A few weeks back, we wrote about Telltale’s substantial layoffs and promise to focus on fewer, better quality games. We haven’t heard much about Telltale’s future since then, but a recent interview by Telltale’s new CEO, Pete Hawley, points to the kind of changes we might see down the line. Hawley first talked about the adverse effect Telltale’s multitude of projects had on the games’ quality and innovation, and how players (correctly) felt that games had become predictable. He feels that Telltale moved away from the “magic” of season one of The Walking Dead [Free] by moving toward pure narrative and letting go of some of the interactivity and engagement of that original game. The real sense of consequences isn’t there anymore in the way it was in The Walking Dead.

Part of those issues with the lack of consequences and interactivity came from Telltale tackling huge, established IPs that came with all kinds of restrictions, and those restrictions blunted the team’s creativity. For 2018, Telltale is only coming doing three games, including ending The Walking Dead and Batman and adding a new, unannounced IP to the mix. Don’t expect Telltale to move away from the four-choice wheel anytime soon, though; that might happen in the future, but for now the company is sticking to that formula but trying to improve and polish it.

Hawley also goes into mobile specifically, pointing out that the developer didn’t do a good job when it transitioned to new tech with the Batman game (which was a total and utter technical mess). Telltale wants mobile to become a bigger part of the business and plans to focus on how people use the platform, treating mobile as an important, separate platform rather than simply port PC games to it. So, we might get mobile-specific Telltale games in the future, which would be interesting.

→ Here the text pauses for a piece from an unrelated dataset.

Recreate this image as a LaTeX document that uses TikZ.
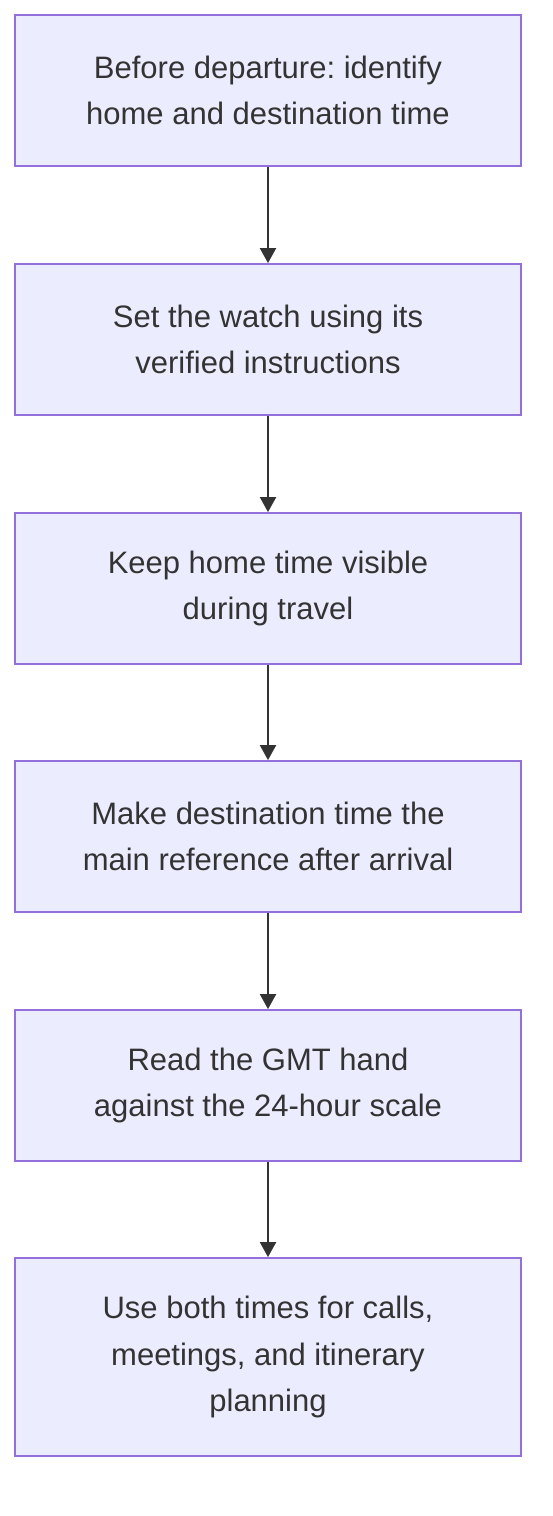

I’m glad to hear that Telltale is re-evaluating what made it great and trying to rediscover that spark. Recent adventures have been disappointing because they’ve felt highly restrictive, with player option only barely changing the story’s path (the Batman story excluded, easily Telltale’s best work in some time). I want to see stories that place the player back into the center rather than prioritize the narrative over player choice. And I think I’m good with all the quick-time events; time to retire them for something more fun and varied.